= Nash Glynn =

American artist

Nash Glynn (born 1992) is an American artist working in painting, photography, and video. She is known for her nude self-portraits and minimalist landscapes and still lives. She frequently depicts herself in her paintings using a simple palette of just red, white, and blue. She has exhibited internationally at Company Gallery and Metro Pictures in New York, Vielmetter Los Angeles, the Victoria Miro Gallery and the Tate Modern in London, Maison Populaire in Paris, and the Latvian National Museum of Art.

== Early life and education ==
Glynn was born and raised in Miami, Florida and learned to paint while working at her father's set design shop.

She graduated with a BFA from Tufts University in 2014 and with an MFA from Columbia University in 2017. During graduate school, Glynn medically transitioned from male to female.

== Work ==
Glynn was a 2017–2018 Artist Fellow at the Leslie-Lohman Museum of Art.

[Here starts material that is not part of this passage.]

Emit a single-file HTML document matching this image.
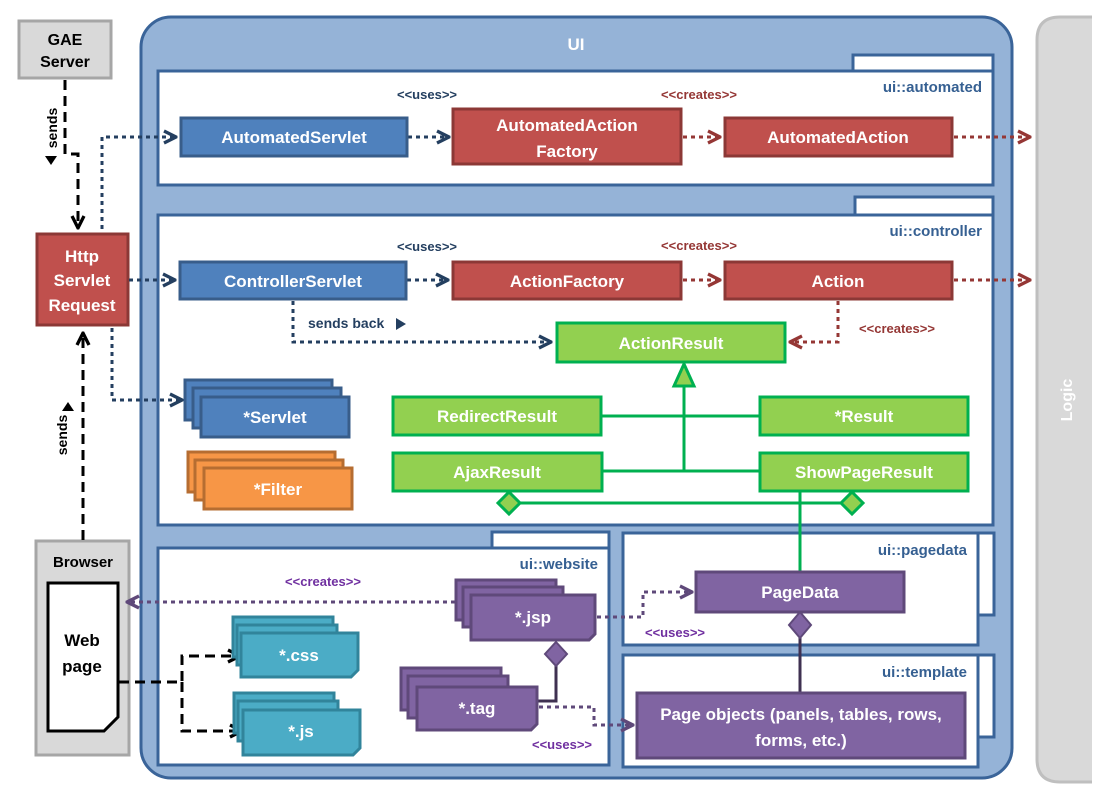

In 2019, Glynn had a show at the non-profit gallery Participant, Inc. Titled The Future is Fiction, the show included paintings, drawings, videos, and photography, in each Glynn used her body as a medium to contemplate and probe categories such as "nature," "female," and "human." Glynn uses the transfeminine form in against fast changing ecologies, claiming that climate change is not only as a problem of representation, but also as a threat to essentialist gender ideologies, such as who will be allocated certain resources before others.

Later that year, Glynn delivered a talk on the artist and writer Claude Cahun as part of the New Museum's 2019 Art+Feminism Wikipedia Edit-a-thon.

In 2020, Glynn's solo show at OCDChinatown featured one colossus-like self-portrait. Actress Hari Nef describes the painting, Self Portrait with One Foot Forward and One Hand Reaching Out.

Glynn had her first solo exhibition on the West Coast of the USA at Vielmetter Gallery in 2022. Titled, Interiors, the ten-work show had some of her largest paintings to-date. Critic Sarah Nicole Prickett wrote of her work, they are: "scenic, frameable, and ruled by perspective; the inside world is paradoxically vast and unbounded." Glynn says that the show is full of contradictions and she tried, "to play with the sense that there is no negative space. That the spaces between things are as deeply definitive as the things themselves."

In 2023, Glynn exhibited two paintings at OCDChinatown gallery alongside paintings by the artist and poet Ser Serpas and the photographer Sam Penn (which included images of writer Thora Siemsen, a muse in Nan Goldin's work).